As businesses strive for digital transformation, in recent years a new executive role has emerged: the Chief Digital Officer. The evolution of the CDO has been much talked about, but what is its current state of play?
A recent report by Strategy&, The 2015 Chief Digital Officer Study, analysed 1,500 of the world’s largest companies to find that globally, only 6% have hired a CDO or equivalent.
That figure, I suspect, could be higher. The remit of a CDO is still so broad: is it equivalent to a Chief Customer Officer, or is it to act as Chief Transformation Officer, for example? This grey area of definition means there may be overlap into other roles and the true number harder to pinpoint. Certainly, in PwC’s Global Digital IQ Survey of October 2015, when asked who drives their company’s digital efforts, 14% of respondents said it was the CDO.
Whichever figure you choose, they are still a way off the predictions. In 2013, Gartner believed that a quarter of all companies would have a CDO by 2015. We haven’t arrived there even a year later, however the rate of growth is high: 36% of CDOs were appointed in the last year, says the Strategy& report, and 80% since 2012. So the CDO club is growing swiftly, particularly in Europe.
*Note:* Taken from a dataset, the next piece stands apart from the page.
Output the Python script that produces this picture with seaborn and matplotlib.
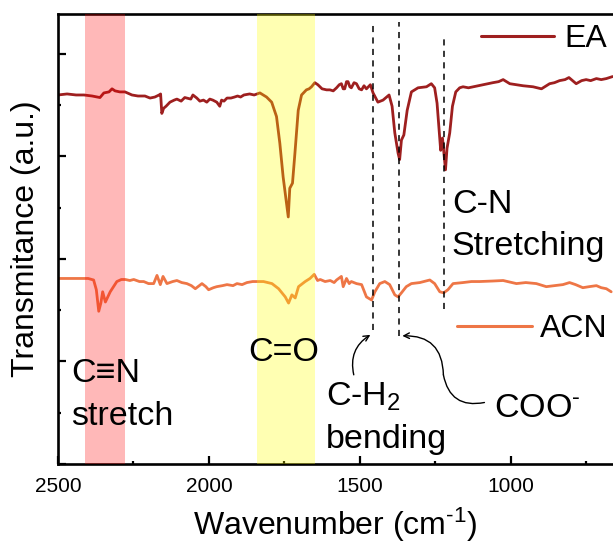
import matplotlib
matplotlib.use("Agg")
import matplotlib.pyplot as plt
from matplotlib.lines import Line2D
from matplotlib.ticker import MultipleLocator
import seaborn as sns
import pandas as pd

# ---------------- data ----------------
ea_wn = [2500, 2470, 2440, 2414, 2387, 2361, 2348, 2331, 2321, 2311, 2295, 2278, 2255, 2235, 2212,
         2195, 2179, 2165, 2160, 2156, 2150, 2142, 2129, 2115, 2106, 2092, 2080, 2060, 2053, 2040,
         2030, 2018, 2007, 1997, 1987, 1974, 1964, 1958, 1950, 1940, 1927, 1915, 1905, 1895, 1884,
         1865, 1850, 1841, 1831, 1809, 1792, 1776, 1765, 1754, 1743, 1737, 1732, 1723, 1715, 1704,
         1693, 1677, 1668, 1660, 1649, 1639, 1625, 1610, 1599, 1588, 1577, 1568, 1561, 1555, 1550,
         1544, 1539, 1533, 1528, 1519, 1511, 1502, 1494, 1486, 1478, 1465, 1456, 1440, 1423, 1403,
         1393, 1384, 1373, 1368, 1362, 1354, 1343, 1329, 1307, 1279, 1263, 1252, 1244, 1238, 1232,
         1226, 1221, 1216, 1211, 1202, 1193, 1182, 1169, 1158, 1140, 1125, 1092, 1059, 1040, 1025,
         1003, 980, 959, 926, 898, 871, 855, 838, 820, 807, 783, 765, 750, 735, 716, 700, 683, 662]
ea_t = [3.60, 3.61, 3.60, 3.60, 3.59, 3.575, 3.62, 3.63, 3.66, 3.64, 3.63, 3.63, 3.60, 3.59, 3.59,
        3.57, 3.58, 3.60, 3.61, 3.42, 3.47, 3.49, 3.53, 3.55, 3.56, 3.54, 3.575, 3.56, 3.60, 3.57,
        3.54, 3.55, 3.53, 3.56, 3.55, 3.53, 3.49, 3.55, 3.54, 3.57, 3.57, 3.58, 3.59, 3.58, 3.60,
        3.61, 3.60, 3.61, 3.62, 3.58, 3.53, 3.39, 3.13, 2.80, 2.55, 2.41, 2.69, 2.74, 3.03, 3.45,
        3.60, 3.65, 3.66, 3.68, 3.72, 3.70, 3.66, 3.65, 3.65, 3.64, 3.67, 3.70, 3.71, 3.66, 3.66,
        3.73, 3.73, 3.68, 3.67, 3.72, 3.71, 3.66, 3.65, 3.69, 3.66, 3.70, 3.62, 3.53, 3.55, 3.60,
        3.49, 3.23, 3.03, 2.97, 3.16, 3.21, 3.45, 3.63, 3.67, 3.68, 3.71, 3.67, 3.52, 3.29, 3.06,
        3.18, 3.03, 2.87, 3.08, 3.23, 3.49, 3.63, 3.67, 3.68, 3.67, 3.68, 3.70, 3.72, 3.73, 3.75,
        3.71, 3.70, 3.69, 3.68, 3.66, 3.71, 3.72, 3.74, 3.75, 3.77, 3.71, 3.74, 3.75, 3.74, 3.76,
        3.75, 3.76, 3.78]

acn_wn = [2500, 2470, 2440, 2400, 2382, 2373, 2365, 2358, 2352, 2343, 2327, 2305, 2290, 2277, 2262,
          2249, 2230, 2216, 2200, 2183, 2172, 2161, 2152, 2139, 2120, 2106, 2090, 2073, 2058, 2045,
          2023, 2010, 2001, 1985, 1974, 1955, 1940, 1920, 1907, 1890, 1874, 1855, 1841, 1819, 1791,
          1769, 1747, 1736, 1725, 1714, 1703, 1681, 1665, 1651, 1640, 1631, 1615, 1598, 1585, 1577,
          1561, 1555, 1544, 1535, 1528, 1511, 1494, 1478, 1461, 1450, 1434, 1417, 1401, 1384, 1373,
          1362, 1346, 1329, 1301, 1268, 1252, 1235, 1222, 1208, 1191, 1158, 1130, 1103, 1060, 1025,
          981, 950, 915, 882, 855, 827, 805, 785, 761, 740, 716, 700, 683, 667]
acn_t = [1.81, 1.81, 1.81, 1.81, 1.795, 1.70, 1.49, 1.57, 1.68, 1.58, 1.68, 1.78, 1.80, 1.80, 1.79,
         1.80, 1.78, 1.78, 1.76, 1.76, 1.84, 1.75, 1.83, 1.76, 1.78, 1.79, 1.77, 1.76, 1.74, 1.71,
         1.76, 1.73, 1.70, 1.72, 1.73, 1.74, 1.75, 1.74, 1.76, 1.75, 1.77, 1.78, 1.78, 1.78, 1.76,
         1.71, 1.63, 1.57, 1.65, 1.62, 1.73, 1.78, 1.81, 1.85, 1.79, 1.80, 1.78, 1.79, 1.77, 1.795,
         1.83, 1.73, 1.81, 1.76, 1.78, 1.76, 1.75, 1.63, 1.60, 1.68, 1.76, 1.78, 1.75, 1.65, 1.63,
         1.67, 1.73, 1.76, 1.77, 1.795, 1.76, 1.68, 1.67, 1.70, 1.76, 1.77, 1.78, 1.78, 1.785, 1.79,
         1.76, 1.77, 1.76, 1.73, 1.74, 1.75, 1.77, 1.75, 1.72, 1.73, 1.74, 1.72, 1.71, 1.68]

series_names = ["EA", "ACN"]
band_cn = (2410, 2278)
band_co = (1841, 1647)
dash_pos = [1456, 1369, 1220]
dash_top = [4.31, 4.31, 4.16]
dash_bottom = [1.31, 1.25, 1.51]
x_ticks = [2500, 2000, 1500, 1000]

# ---------------- style ----------------
sns.set_style("ticks")
plt.rcParams["font.family"] = ["Liberation Sans", "DejaVu Sans"]
plt.rcParams["mathtext.fontset"] = "custom"
plt.rcParams["mathtext.rm"] = "Liberation Sans"
plt.rcParams["mathtext.it"] = "Liberation Sans"
plt.rcParams["mathtext.default"] = "regular"
for k in ["text.color", "axes.labelcolor", "xtick.color", "ytick.color", "axes.edgecolor"]:
    plt.rcParams[k] = "black"

BIG = 23
ANN = 24.5
EA_COLOR = "#9E1F1F"
ACN_COLOR = "#EE7646"

fig = plt.figure(figsize=(6.13, 5.44), dpi=100)
ax = fig.add_axes([58 / 613, 80 / 544, 1 - 58 / 613, 450 / 544])

df_ea = pd.DataFrame({"wn": ea_wn, "T": ea_t})
df_acn = pd.DataFrame({"wn": acn_wn, "T": acn_t})
sns.lineplot(data=df_ea, x="wn", y="T", color=EA_COLOR, lw=2.0, estimator=None, ax=ax, zorder=2)
sns.lineplot(data=df_acn, x="wn", y="T", color=ACN_COLOR, lw=2.0, estimator=None, ax=ax, zorder=2)

# translucent bands drawn over the spectra
ax.axvspan(band_cn[0], band_cn[1], color="#FF0000", alpha=0.28, lw=0, zorder=3)
ax.axvspan(band_co[0], band_co[1], color="#FFFF00", alpha=0.30, lw=0, zorder=3)

# dashed guide lines
for xp, yt, yb in zip(dash_pos, dash_top, dash_bottom):
    ax.vlines(xp, yb, yt, colors="black", linestyles=(0, (4, 3.5)), lw=1.1, zorder=4)

ax.set_xlim(2500, 661)
ax.set_ylim(0, 4.39)
ax.set_xticks(x_ticks)
ax.xaxis.set_minor_locator(MultipleLocator(250))
ax.yaxis.set_major_locator(MultipleLocator(1))
ax.yaxis.set_minor_locator(MultipleLocator(0.5))
ax.set_yticklabels([])
ax.tick_params(axis="both", which="major", direction="in", length=6, width=1.6,
               labelsize=15, pad=9, top=False, right=False, colors="black")
ax.tick_params(axis="both", which="minor", direction="in", length=2.5, width=1.6,
               top=False, right=False, colors="black")
ax.tick_params(axis="y", which="both", labelleft=False)

for s in ["left", "top", "bottom"]:
    ax.spines[s].set_linewidth(1.9)
    ax.spines[s].set_color("black")
ax.spines["right"].set_visible(False)

ax.set_xlabel("Wavenumber (cm$^{‐1}$)", fontsize=BIG, labelpad=7)
ax.set_ylabel("Transmitance (a.u.)", fontsize=BIG, labelpad=12)

# annotations
ax.text(2455, 0.80, "C≡N", fontsize=ANN, ha="left", va="baseline", zorder=5)
ax.text(2455, 0.38, "stretch", fontsize=ANN, ha="left", va="baseline", zorder=5)
ax.text(1753, 1.005, "C=O", fontsize=ANN, ha="center", va="baseline", zorder=5)
ax.text(1612, 0.565, "C-H$_2$", fontsize=ANN, ha="left", va="baseline", zorder=5)
ax.text(1612, 0.156, "bending", fontsize=ANN, ha="left", va="baseline", zorder=5)
ax.text(1055, 0.46, "COO$^{‐}$", fontsize=ANN, ha="left", va="baseline", zorder=5)
ax.text(1195, 2.45, "C-N", fontsize=ANN, ha="left", va="baseline", zorder=5)
ax.text(1195, 2.04, "Stretching", fontsize=ANN, ha="left", va="baseline", zorder=5)

ax.annotate("", xy=(1465, 1.26), xytext=(1520, 0.87),
            arrowprops=dict(arrowstyle="->", lw=1.0, color="black",
                            connectionstyle="arc3,rad=-0.35", shrinkA=0, shrinkB=0))
ax.annotate("", xy=(1223, 0.87), xytext=(1087, 0.60),
            arrowprops=dict(arrowstyle="-", lw=1.0, color="black",
                            connectionstyle="arc3,rad=-0.5", shrinkA=0, shrinkB=0))
ax.annotate("", xy=(1359, 1.25), xytext=(1223, 0.87),
            arrowprops=dict(arrowstyle="->", lw=1.0, color="black",
                            connectionstyle="arc3,rad=0.5", shrinkA=0, shrinkB=0))

# legends
h_ea = Line2D([], [], color=EA_COLOR, lw=2.2)
h_acn = Line2D([], [], color=ACN_COLOR, lw=2.2)
leg1 = ax.legend([h_ea], [series_names[0]], loc="center left", bbox_to_anchor=(0.762, 0.944),
                 frameon=False, fontsize=BIG, handlelength=2.3, handletextpad=0.3,
                 borderpad=0, borderaxespad=0)
ax.add_artist(leg1)
ax.legend([h_acn], [series_names[1]], loc="center left", bbox_to_anchor=(0.719, 0.30),
          frameon=False, fontsize=BIG, handlelength=2.35, handletextpad=0.25,
          borderpad=0, borderaxespad=0)

fig.savefig("out.png", dpi=100)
As a new position, it’s too early to accurately measure performance. However the Digital IQ Survey did reveal that companies in which digital leaders play a part in setting the strategy are among the most financially successful – signifying that digital acumen at the top does provide value.
It is still CIOs, however, that predominantly lead all digital efforts. The Digital IQ Survey saw this in 40% of companies but that number is expected to drop to 35% in three years’ time, balanced by the increase in CDO appointments.
cultivating a CDO
Currently, larger companies are more likely to form a CDO role, because in more complex environments there must be an appointed champion of change, but also because financially, smaller organisations may not have the ability to create a standalone role.
It’s perhaps unsurprising that consumer focused industries are most likely to employ a Chief Digital Officer. Thirteen percent of the largest media, entertainment and communications companies, for example, have a CDO. What really takes the lead is travel and tourism, in which (when you exclude transport companies) almost a third of the largest businesses have a CDO in place.
These are competitive industries in which customer experience is a priority, meaning there is greater motivation to digitise. This goes hand in hand with the discovery that, although CDOs come from a variety of backgrounds, most arrive through the route of marketing (34%) or sales (17%).
Marketing may present the right skill set when it comes to lifting the immediate sales of the business through digitisation – which of course consumer-facing enterprises will want to do – but the CDO role must go beyond that, to encompass full transformation (a topic I explore in another article).
On the flip side, technology companies are least likely to have a CDO because ‘being digital’ is already part of their DNA. This is where the transformational element again comes into play: we wouldn’t expect Uber to have a CDO, for example, because it’s not an enterprise that needs to transform.
Digitisation is not just about the consumer, however. The imperative for B2B companies to digitally transform is becoming considerably stronger. From the use of enterprise oriented apps to operational technologies that enhance efficiencies or enable better collaboration with suppliers and partners, a CDO is increasingly likely to be appointed to drive internal transformation too.
The CDO landscape
In Australia, CDO appointments tend to emerge from the CIO role. There is of course a diverse spread in the position’s definition, but in Australia organisations tend to see it as a focus on technology and how that can be used to drive change.
CDOs of banks, for example, will often derive from technology channels. Australia also has a number of CDOs appointed into government positions. Again, Gartner’s predictions – that by 2014 20% of government organisations will have a CDO – are a little way off, however ACT’s public service, Brisbane City Council and the City of Melbourne have all made space for the role among their ranks. What’s interesting about this is that digitisation of local government has a strong physical piece, because of the amount of digital assets. Take transport, for example: from toll roads to parking meters to access of public venues, the role of digitally enabling such public assets requires a heavy focus on technology and the ability to analyse the data that comes with it.
for the CDO?
Whether currently aiming to increase marketing or sales returns, or enabling a city to become better connected, the CDO’s role is fundamentally about driving the digitisation of business models rather than performing an operational function.
The ultimate aim should be for digital to become the core capability of the business rather than the transition to a different way of working. Of course, there may be other evolutions or changes that need to take place beyond that, but will those changes be the digitisation of the business or something else?
This leads to the assertion that the CDO is a transitional role, in which a successful outcome means to have performed oneself out of a job. By the end of the term, the CDO should have sculpted an organisation that is more agile, more enabled, more digitally focussed and more connected – and therefore, once that’s been achieved and digital is a core capability across the business, there is no longer the need for a dedicated role to drive it.